:: ITEMS
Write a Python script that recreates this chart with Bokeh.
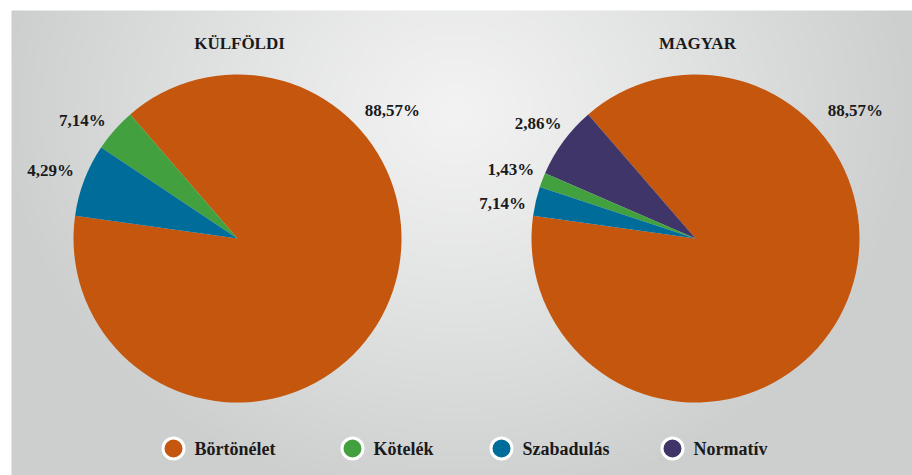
import numpy as np
from bokeh.plotting import figure
from bokeh.models import Range1d
from bokeh.embed import file_html
from bokeh.resources import INLINE
from bokeh.core.properties import value

# ---------------- data ----------------
categories = ["Börtönélet", "Kötelék", "Szabadulás", "Normatív"]
colors = ["#C4570D", "#43A03F", "#006C9A", "#3F3569"]

chart_titles = ["KÜLFÖLDI", "MAGYAR"]
kulfoldi_values = [88.57, 4.29, 7.14, 0.0]
magyar_values = [88.57, 1.43, 2.86, 7.14]
# data-label texts as printed next to each slice (same category order)
kulfoldi_labels = ["88,57%", "7,14%", "4,29%", ""]
magyar_labels = ["88,57%", "1,43%", "7,14%", "2,86%"]

# ---------------- layout ----------------
W, H = 912, 475
X0, Y0 = 0, 0
FONT = "Liberation Serif"
TEXT_COLOR = "#1a1a1a"
START_ANGLE = 172.0                # degrees, slices drawn counter-clockwise
SLICE_ORDER = [0, 3, 1, 2]         # Börtönélet, Normatív, Kötelék, Szabadulás
RADIUS = 164
centers = [(237, 238), (695, 238)]
# label placement (angle in degrees, distance from centre) per category
label_pos = [
    {0: (39.6, 201), 1: (142.7, 195), 2: (160.0, 199)},
    {0: (38.7, 205), 3: (143.8, 195), 1: (159.5, 197), 2: (169.7, 196)},
]
legend_x = [173, 352, 501, 672]
legend_y = 448

p = figure(width=W, height=H, output_backend="svg", toolbar_location=None,
           x_range=Range1d(X0, X0 + W), y_range=Range1d(-(Y0 + H), -Y0),
           x_axis_type=None, y_axis_type=None, min_border=0,
           background_fill_color="white", border_fill_color="white")
p.grid.visible = False
p.outline_line_color = None

# background gradient panel
gx0, gy0, gx1, gy1 = 11, 10, 912, 475
step = 3
nx = (gx1 - gx0) // step + 1
ny = (gy1 - gy0) // step + 1
xs = gx0 + np.arange(nx) * step
ys = gy0 + np.arange(ny) * step
XX, YY = np.meshgrid(xs, ys)
t = np.sqrt(((XX - 456) / 460.0) ** 2 + ((YY - 110) / 400.0) ** 2)
t = np.clip(t, 0, 1) ** 1.1
c0 = np.array([243, 243, 243])
c1 = np.array([205, 207, 207])
rgb = c0[None, None, :] * (1 - t[..., None]) + c1[None, None, :] * t[..., None]
img = np.empty((ny, nx), dtype=np.uint32)
view = img.view(dtype=np.uint8).reshape((ny, nx, 4))
view[..., 0] = rgb[..., 0].astype(np.uint8)
view[..., 1] = rgb[..., 1].astype(np.uint8)
view[..., 2] = rgb[..., 2].astype(np.uint8)
view[..., 3] = 255
img = img[::-1]  # image rows go bottom->top
p.image_rgba(image=[img], x=gx0, y=-gy1, dw=gx1 - gx0, dh=gy1 - gy0)

all_values = [kulfoldi_values, magyar_values]
all_labels = [kulfoldi_labels, magyar_labels]

for ci, (cx, cy) in enumerate(centers):
    vals = all_values[ci]
    total = sum(vals)
    ang = START_ANGLE
    starts, ends, cols = [], [], []
    for k in SLICE_ORDER:
        if vals[k] <= 0:
            continue
        span = vals[k] / total * 360.0
        starts.append(np.radians(ang))
        ends.append(np.radians(ang + span))
        cols.append(colors[k])
        ang += span
    p.wedge(x=[cx] * len(starts), y=[-cy] * len(starts), radius=RADIUS,
            start_angle=starts, end_angle=ends,
            fill_color=cols, line_color=None)
    # data labels
    lx, ly, lt = [], [], []
    for k, (a, d) in label_pos[ci].items():
        lx.append(cx + d * np.cos(np.radians(a)))
        ly.append(-cy + d * np.sin(np.radians(a)))
        lt.append(all_labels[ci][k])
    p.text(x=lx, y=ly, text=lt, text_font=value(FONT), text_font_style="bold",
           text_font_size="17px", text_color=TEXT_COLOR,
           text_align="center", text_baseline="middle")
    # title
    p.text(x=[cx + 2], y=[-43], text=[chart_titles[ci]], text_font=value(FONT),
           text_font_style="bold", text_font_size="17px", text_color=TEXT_COLOR,
           text_align="center", text_baseline="middle")

# legend
p.scatter(x=legend_x, y=[-legend_y] * 4, size=21, marker="circle",
          fill_color=colors, line_color="white", line_width=3)
p.text(x=[v + 21 for v in legend_x], y=[-legend_y] * 4, text=categories,
       text_font=value(FONT), text_font_style="bold", text_font_size="18px",
       text_color=TEXT_COLOR, text_align="left", text_baseline="middle")

open("out.html", "w").write(file_html(p, INLINE))
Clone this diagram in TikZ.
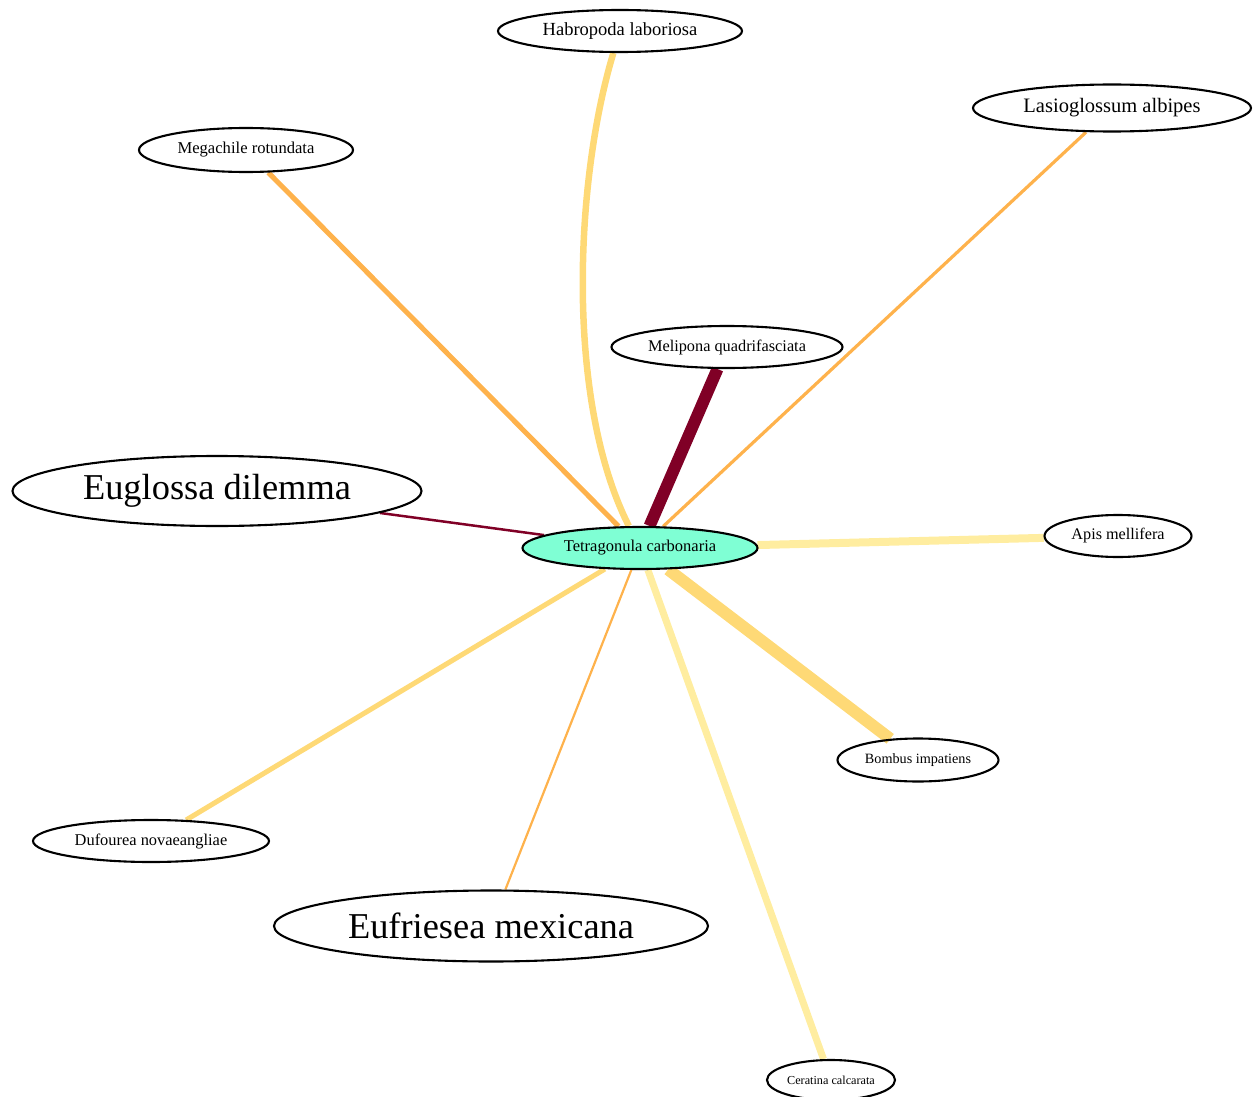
\documentclass[tikz,border=0pt]{standalone}
\usepackage{fontspec}
\setmainfont{Liberation Serif}
\usetikzlibrary{shapes.geometric,backgrounds}
\definecolor{hubgreen}{HTML}{7FFFD4}
\definecolor{paleyellow}{HTML}{FFEDA0}
\definecolor{softgold}{HTML}{FED976}
\definecolor{midorange}{HTML}{FEB24C}
\definecolor{deepmaroon}{HTML}{800026}
\newcommand{\fsz}[1]{\fontsize{#1}{#1}\selectfont}
\tikzset{
  bee/.style={ellipse,draw=black,line width=2.1pt,inner sep=0pt},
  link/.style={line cap=butt}
}
\begin{document}
\begin{tikzpicture}[x=1pt,y=-1pt,
  hub/.style={bee,fill=hubgreen}
]
  \useasboundingbox (0,0) rectangle (1253,1097);
  \node[hub,minimum width=235,minimum height=42,font=\fsz{16.5}] (tetra) at (640,548) {Tetragonula carbonaria};
  \node[bee,minimum width=244,minimum height=42,font=\fsz{18.5}] (habro) at (620,31) {Habropoda laboriosa};
  \node[bee,minimum width=214,minimum height=44,font=\fsz{16.6}] (mega) at (246,150) {Megachile rotundata};
  \node[bee,minimum width=278,minimum height=47,font=\fsz{20.5}] (lasio) at (1112,108) {Lasioglossum albipes};
  \node[bee,minimum width=231,minimum height=42,font=\fsz{16.3}] (meli) at (727,347) {Melipona quadrifasciata};
  \node[bee,minimum width=409,minimum height=70,font=\fsz{36.4}] (eugl) at (217,491) {Euglossa dilemma};
  \node[bee,minimum width=147,minimum height=42,font=\fsz{16.2}] (apis) at (1118,536) {Apis mellifera};
  \node[bee,minimum width=161,minimum height=43,font=\fsz{14.2}] (bomb) at (918,760) {Bombus impatiens};
  \node[bee,minimum width=236,minimum height=42,font=\fsz{16.4}] (dufo) at (151,841) {Dufourea novaeangliae};
  \node[bee,minimum width=434,minimum height=71,font=\fsz{36.4}] (eufr) at (491,926) {Eufriesea mexicana};
  \node[bee,minimum width=128,minimum height=40,font=\fsz{12.2}] (cera) at (831,1080) {Ceratina calcarata};

  \begin{scope}[on background layer]
    \draw[link,softgold,line width=6.5] (habro) .. controls (575,180) and (565,400) .. (tetra);
    \foreach \a/\c/\w in {mega/midorange/5,lasio/midorange/3.2,meli/deepmaroon/12,
                          eugl/deepmaroon/2.5,apis/paleyellow/8,bomb/softgold/12,
                          dufo/softgold/5,eufr/midorange/2.2,cera/paleyellow/7}
      \draw[link,\c,line width=\w] (\a) -- (tetra);
  \end{scope}
\end{tikzpicture}
\end{document}
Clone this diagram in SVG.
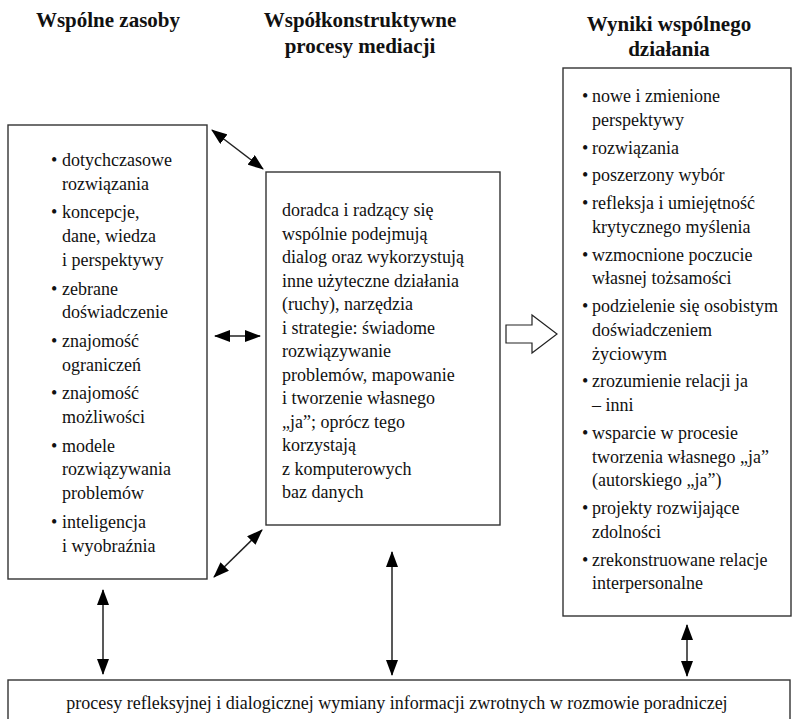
::::
* _EXERCISE AIM_: Starting at the top of the listing above, please restate word for word each line up to and including the one that holds "p.outline_line_color = None", omitting every image.

* _TASK SOLUTION_:
Write a Python script that recreates this chart with Bokeh.
import numpy as np
from bokeh.plotting import figure
from bokeh.models import Range1d
from bokeh.embed import file_html
from bokeh.resources import INLINE
from bokeh.core.properties import value

# ---------------- data ----------------
categories = ["Börtönélet", "Kötelék", "Szabadulás", "Normatív"]
colors = ["#C4570D", "#43A03F", "#006C9A", "#3F3569"]

chart_titles = ["KÜLFÖLDI", "MAGYAR"]
kulfoldi_values = [88.57, 4.29, 7.14, 0.0]
magyar_values = [88.57, 1.43, 2.86, 7.14]
# data-label texts as printed next to each slice (same category order)
kulfoldi_labels = ["88,57%", "7,14%", "4,29%", ""]
magyar_labels = ["88,57%", "1,43%", "7,14%", "2,86%"]

# ---------------- layout ----------------
W, H = 912, 475
X0, Y0 = 0, 0
FONT = "Liberation Serif"
TEXT_COLOR = "#1a1a1a"
START_ANGLE = 172.0                # degrees, slices drawn counter-clockwise
SLICE_ORDER = [0, 3, 1, 2]         # Börtönélet, Normatív, Kötelék, Szabadulás
RADIUS = 164
centers = [(237, 238), (695, 238)]
# label placement (angle in degrees, distance from centre) per category
label_pos = [
    {0: (39.6, 201), 1: (142.7, 195), 2: (160.0, 199)},
    {0: (38.7, 205), 3: (143.8, 195), 1: (159.5, 197), 2: (169.7, 196)},
]
legend_x = [173, 352, 501, 672]
legend_y = 448

p = figure(width=W, height=H, output_backend="svg", toolbar_location=None,
           x_range=Range1d(X0, X0 + W), y_range=Range1d(-(Y0 + H), -Y0),
           x_axis_type=None, y_axis_type=None, min_border=0,
           background_fill_color="white", border_fill_color="white")
p.grid.visible = False
p.outline_line_color = None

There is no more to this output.